Skip to content

jasmine-owo/Google-Play-Store-Analysis

Repository files navigation

🎮 Google Play Store Exploratory Data Analysis and Machine Learning

As apps become a demanding usage in our daily life, I was wondering the trend of app categories built over time and what kind of app is the most 'needy' for users. Therefore, I took data from the years 2010 to 2018 on Kaggle for data exploration.

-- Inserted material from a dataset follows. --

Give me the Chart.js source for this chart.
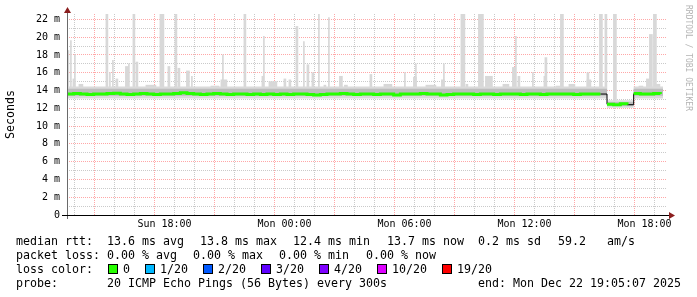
<!DOCTYPE html>
<html>
<head>
<meta charset="utf-8">
<script src="https://cdn.jsdelivr.net/npm/chart.js@4.4.1/dist/chart.umd.min.js"></script>
<style>
body { margin: 0; background: #fff; }
#wrap { position: relative; width: 697px; height: 297px; overflow: hidden; }
canvas { position: absolute; left: 0; top: 0; }
.txt { position: absolute; margin: 0; font: 11.63px 'DejaVu Sans Mono', monospace; line-height: 14px; height: 14px; color: #000; white-space: pre; }
#lossRow { display: flex; align-items: center; left: 16px; }
.box { display: inline-block; width: 8px; height: 8px; border: 1px solid #000; margin-left: 15px; margin-right: 5px; }
.side { position: absolute; left: 684px; top: 5px; writing-mode: vertical-rl; font: 8px 'DejaVu Sans Mono', monospace; line-height: 8px; color: #b4b4b4; }
</style>
</head>
<body>
<div id="wrap">
<canvas id="chart" width="697" height="297"></canvas>
<div class="side">RRDTOOL / TOBI OETIKER</div>
<div class="txt" id="lossRow" style="top:262px"></div>
</div>
<script>
'use strict'

// x axis is hours since Sun 00:00
const startHour = 13.125;
const endHour = 43.125;

// median rtt (ms), one value every 20 minutes from startHour
const medianStepMin = 20;
const medianMs = [
    13.6, 13.65, 13.6, 13.55, 13.6, 13.6, 13.65, 13.7, 13.6, 13.55,
    13.6, 13.65, 13.6, 13.55, 13.6, 13.6, 13.65, 13.75, 13.65, 13.6,
    13.55, 13.6, 13.65, 13.6, 13.55, 13.6, 13.6, 13.55, 13.6, 13.55,
    13.6, 13.55, 13.6, 13.55, 13.6, 13.6, 13.55, 13.5, 13.55, 13.6,
    13.6, 13.65, 13.6, 13.55, 13.6, 13.6, 13.55, 13.6, 13.6, 13.5,
    13.6, 13.6, 13.6, 13.65, 13.6, 13.6, 13.5, 13.55, 13.6, 13.6,
    13.6, 13.55, 13.6, 13.6, 13.55, 13.6, 13.6, 13.6, 13.55, 13.6,
    13.6, 13.55, 13.6, 13.6, 13.6, 13.6, 13.55, 13.6, 13.6, 13.6,
    13.6, 12.45, 12.4, 12.5, 12.4, 13.65, 13.6, 13.6, 13.65, 13.6
];

// smoke band around the median; each value holds until the next time
const bandTimes = [13.125, 40.125, 41.458, 42.925];
const smokeLightLow = [13.1, 12.05, 13.1, 13.1];
const smokeLightHigh = [14.45, 12.9, 14.45, 14.45];
const smokeDarkLow = [13.4, 12.25, 13.4, 13.4];
const smokeDarkHigh = [14.2, 12.7, 14.2, 14.2];

// smoke spikes: [hour, low ms, high ms, duration minutes]
const spikes = [
    [13.17, 13.5, 18.5, 6], [13.32, 13.5, 19.6, 3], [13.47, 13.5, 15.3, 6], [13.52, 13.5, 18.0, 3],
    [13.82, 13.5, 14.7, 12], [15.12, 13.5, 22.6, 6], [15.27, 13.5, 16.0, 3], [15.42, 13.5, 17.4, 3],
    [15.62, 13.5, 15.3, 6], [16.12, 13.5, 16.7, 9], [16.22, 13.5, 17.0, 3], [16.47, 13.5, 22.6, 6],
    [16.62, 13.5, 17.2, 6], [17.32, 13.5, 14.6, 30], [17.87, 13.5, 22.6, 12], [18.22, 13.5, 16.7, 6],
    [18.57, 13.5, 22.6, 6], [18.72, 13.5, 16.5, 6], [19.17, 13.5, 16.2, 9], [19.37, 13.5, 15.6, 3],
    [20.52, 13.5, 14.5, 24], [20.92, 13.5, 18.0, 3], [20.97, 13.5, 15.2, 18], [22.02, 13.5, 22.6, 6],
    [22.97, 13.5, 20.1, 3], [22.92, 13.5, 15.6, 6], [23.42, 13.5, 15.0, 24], [24.02, 13.5, 15.3, 6],
    [24.27, 13.5, 15.2, 6], [24.62, 13.5, 21.2, 6], [24.97, 13.5, 19.5, 3], [25.17, 13.5, 16.9, 6],
    [25.42, 13.5, 16.0, 6], [25.72, 13.5, 22.6, 3], [26.02, 13.5, 14.6, 6], [26.22, 13.5, 22.2, 3],
    [26.82, 13.5, 15.6, 9], [27.07, 13.5, 14.6, 9], [28.32, 13.5, 15.8, 6], [29.17, 13.5, 14.7, 24],
    [30.02, 13.5, 16.0, 3], [30.52, 13.5, 15.5, 9], [30.57, 13.5, 17.0, 3], [31.32, 13.5, 14.6, 30],
    [31.92, 13.5, 15.2, 9], [31.97, 13.5, 17.0, 3], [32.92, 13.5, 22.6, 12], [33.12, 13.5, 14.7, 6],
    [33.82, 13.5, 22.6, 15], [34.22, 13.5, 15.6, 21], [35.07, 13.5, 14.7, 18], [35.47, 13.5, 16.6, 9],
    [35.57, 13.5, 20.1, 3], [35.72, 13.5, 15.6, 6], [36.42, 13.5, 16.0, 3], [37.07, 13.5, 17.7, 6],
    [37.02, 13.5, 15.6, 6], [37.67, 13.5, 14.5, 12], [37.87, 13.5, 22.6, 9], [38.37, 13.5, 14.7, 18],
    [39.17, 13.5, 16.0, 6], [39.22, 13.5, 15.2, 12], [39.82, 13.5, 22.6, 9], [40.07, 13.5, 22.6, 6],
    [40.52, 12.3, 22.6, 9], [41.82, 13.5, 14.5, 12], [42.17, 13.5, 15.3, 9], [42.32, 13.5, 20.3, 9],
    [42.52, 13.5, 22.6, 9], [42.67, 13.5, 14.7, 12]
];

const yMax = 22.6;

// legend rows: text pieces and where each one starts (px)
const rttItems = ['median rtt:', '13.6 ms avg', '13.8 ms max', '12.4 ms min', '13.7 ms now', '0.2 ms sd', '59.2', 'am/s'];
const rttX = [16, 107, 200, 293, 387, 478, 558, 607];
const lossItems = ['packet loss:', '0.00 % avg', '0.00 % max', '0.00 % min', '0.00 % now'];
const lossX = [16, 107, 193, 279, 366];
const probeItems = ['probe:', '20 ICMP Echo Pings (56 Bytes) every 300s', 'end: Mon Dec 22 19:05:07 2025'];
const probeX = [16, 107, 478];
const lossLabels = ['0', '1/20', '2/20', '3/20', '4/20', '10/20', '19/20'];
const lossColors = ['#26ff00', '#00b8ff', '#0059ff', '#5e00ff', '#7e00ff', '#dd00ff', '#ff0000'];

const majorGrid = 'rgba(255,95,95,0.55)';
const minorGrid = 'rgba(150,150,150,0.5)';

function addRow(items, xs, top) {
    let wrap = document.getElementById('wrap');
    items.forEach((s, i) => {
        let el = document.createElement('span');
        el.className = 'txt';
        el.style.left = xs[i] + 'px';
        el.style.top = top + 'px';
        el.textContent = s;
        wrap.appendChild(el);
    });
}

function buildLegend() {
    addRow(rttItems, rttX, 234);
    addRow(lossItems, lossX, 248);
    addRow(probeItems, probeX, 276);
    let row = document.getElementById('lossRow');
    let head = document.createElement('span');
    head.textContent = 'loss color:';
    row.appendChild(head);
    lossLabels.forEach((label, i) => {
        let box = document.createElement('span');
        box.className = 'box';
        box.style.background = lossColors[i];
        row.appendChild(box);
        let t = document.createElement('span');
        t.textContent = label;
        row.appendChild(t);
    });
}

const bigStep = ctx => Math.abs(ctx.p0.parsed.y - ctx.p1.parsed.y) > 0.5;

function gridColor(every) {
    return c => {
        if (!c.tick) return minorGrid;
        return Math.round(c.tick.value) % every === 0 ? majorGrid : minorGrid;
    };
}

const axisArrows = {
    id: 'axisArrows',
    afterDatasetsDraw(chart) {
        const ctx = chart.ctx;
        const a = chart.chartArea;
        ctx.save();
        ctx.lineWidth = 1;
        ctx.strokeStyle = '#6a6a6a';
        ctx.beginPath();
        ctx.moveTo(a.left + 0.5, a.top - 2);
        ctx.lineTo(a.left + 0.5, a.bottom + 4);
        ctx.stroke();
        ctx.strokeStyle = '#000';
        ctx.beginPath();
        ctx.moveTo(a.left - 5, a.bottom + 0.5);
        ctx.lineTo(a.right + 3, a.bottom + 0.5);
        ctx.stroke();
        ctx.fillStyle = '#8b1e1e';
        ctx.beginPath();
        ctx.moveTo(a.left + 0.5, a.top - 7);
        ctx.lineTo(a.left - 3, a.top - 1);
        ctx.lineTo(a.left + 4, a.top - 1);
        ctx.fill();
        ctx.beginPath();
        ctx.moveTo(a.right + 8, a.bottom + 0.5);
        ctx.lineTo(a.right + 2, a.bottom - 3);
        ctx.lineTo(a.right + 2, a.bottom + 4);
        ctx.fill();
        ctx.restore();
    }
};

window.onload = function () {
    buildLegend();

    let medianPoints = medianMs.map((v, i) => ({ x: startHour + i * medianStepMin / 60, y: v }));
    let band = arr => bandTimes.map((t, i) => ({ x: t, y: arr[i] }));

    let datasets = [
        {
            data: medianPoints, borderColor: '#26ff00', borderWidth: 3, stepped: 'before',
            pointRadius: 0, fill: false, order: 0,
            segment: { borderColor: c => bigStep(c) ? 'transparent' : undefined }
        },
        {
            data: medianPoints, borderColor: 'transparent', borderWidth: 1, stepped: 'before',
            pointRadius: 0, fill: false, order: 1,
            segment: { borderColor: c => bigStep(c) ? '#000' : undefined }
        },
        { data: band(smokeDarkHigh), stepped: 'before', borderWidth: 0, borderColor: 'transparent', pointRadius: 0, fill: '+1', backgroundColor: '#bdbdbd', order: 3 },
        { data: band(smokeDarkLow), stepped: 'before', borderWidth: 0, borderColor: 'transparent', pointRadius: 0, fill: false, order: 4 },
        { data: band(smokeLightHigh), stepped: 'before', borderWidth: 0, borderColor: 'transparent', pointRadius: 0, fill: '+1', backgroundColor: '#dadada', order: 5 },
        { data: band(smokeLightLow), stepped: 'before', borderWidth: 0, borderColor: 'transparent', pointRadius: 0, fill: false, order: 6 }
    ];

    // one bar dataset per spike duration (1px = 3 minutes at this width)
    let byDur = {};
    spikes.forEach(s => {
        if (!byDur[s[3]]) byDur[s[3]] = [];
        byDur[s[3]].push({ x: s[0], y: [s[1], s[2]] });
    });
    Object.keys(byDur).forEach(d => {
        datasets.push({
            type: 'bar', data: byDur[d], backgroundColor: '#d8d8d8', borderWidth: 0,
            barThickness: Math.max(1, Math.round(d / 3)), grouped: false, order: 10
        });
    });

    new Chart(document.getElementById('chart'), {
        type: 'line',
        data: { datasets: datasets },
        options: {
            responsive: false,
            animation: false,
            devicePixelRatio: 1,
            events: [],
            layout: { padding: { left: 0, right: 30, top: 14, bottom: 0 } },
            plugins: { legend: { display: false }, tooltip: { enabled: false } },
            scales: {
                x: {
                    type: 'linear', min: startHour, max: endHour, offset: false,
                    afterBuildTicks: s => {
                        let t = [];
                        for (let h = Math.ceil(s.min); h <= Math.floor(s.max); h++) t.push({ value: h });
                        s.ticks = t;
                    },
                    afterFit: s => { s.height = 82; },
                    grid: { drawTicks: false, color: gridColor(3) },
                    border: { display: false, dash: [1, 1] },
                    ticks: {
                        autoSkip: false, maxRotation: 0, padding: 3, color: '#000',
                        font: { family: 'DejaVu Sans Mono', size: 10 },
                        callback: v => {
                            v = Math.round(v);
                            if (v % 6 !== 0) return '';
                            return (v < 24 ? 'Sun ' : 'Mon ') + String(v % 24).padStart(2, '0') + ':00';
                        }
                    }
                },
                y: {
                    min: 0, max: yMax,
                    afterBuildTicks: s => {
                        let t = [];
                        for (let v = 0; v <= Math.floor(s.max); v++) t.push({ value: v });
                        s.ticks = t;
                    },
                    afterFit: s => { s.width = 67; },
                    grid: { drawTicks: false, color: gridColor(2) },
                    border: { display: false, dash: [1, 1] },
                    ticks: {
                        autoSkip: false, padding: 7, color: '#000',
                        font: { family: 'DejaVu Sans Mono', size: 10 },
                        callback: v => {
                            v = Math.round(v);
                            if (v % 2 !== 0) return '';
                            return v === 0 ? '0' : v + ' m';
                        }
                    },
                    title: {
                        display: true, text: 'Seconds', color: '#000',
                        font: { family: 'DejaVu Sans Mono', size: 11.63 },
                        padding: { top: 4, bottom: 0 }
                    }
                }
            }
        },
        plugins: [axisArrows]
    });
};
</script>
</body>
</html>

Dataset can be downloaded here: https://www.kaggle.com/datasets/lava18/google-play-store-apps

! To read the full report, please check out the Google Play Store Report

🎲 Introduction

Why Google Play Store?

  • Google Play Store is the official app store in Android Market. Most users are required to install applications through Google Play Store.
  • Google Play Store is available in various platform, such as Android, Chrome OS.

🎲 Questions

  1. Which category has the highest rating mean?
  2. Which category has the highest number of installs?
  3. Is there any relationship between high rating and number of installs?
  4. Which app has:
  • highest rating
  • highest reviews
  • highest installs
  1. What is the trend of app built over time?
  2. Which machine learning model fits the most to predict the most successful app?

🎲 Conclusions

  1. The 'Events' category has the highest rating mean. While 'Family' category appears to have the most outliers under its rating mean.
  2. The top 3 highest number of install categories are: Game, Communication and Tools.
  3. There is a positive relationship between the number of installs and reviews.
    • The top rating and installs app is 'Ek Bander Ne Kholi Dukan' in the category 'Family' with 10000 installs.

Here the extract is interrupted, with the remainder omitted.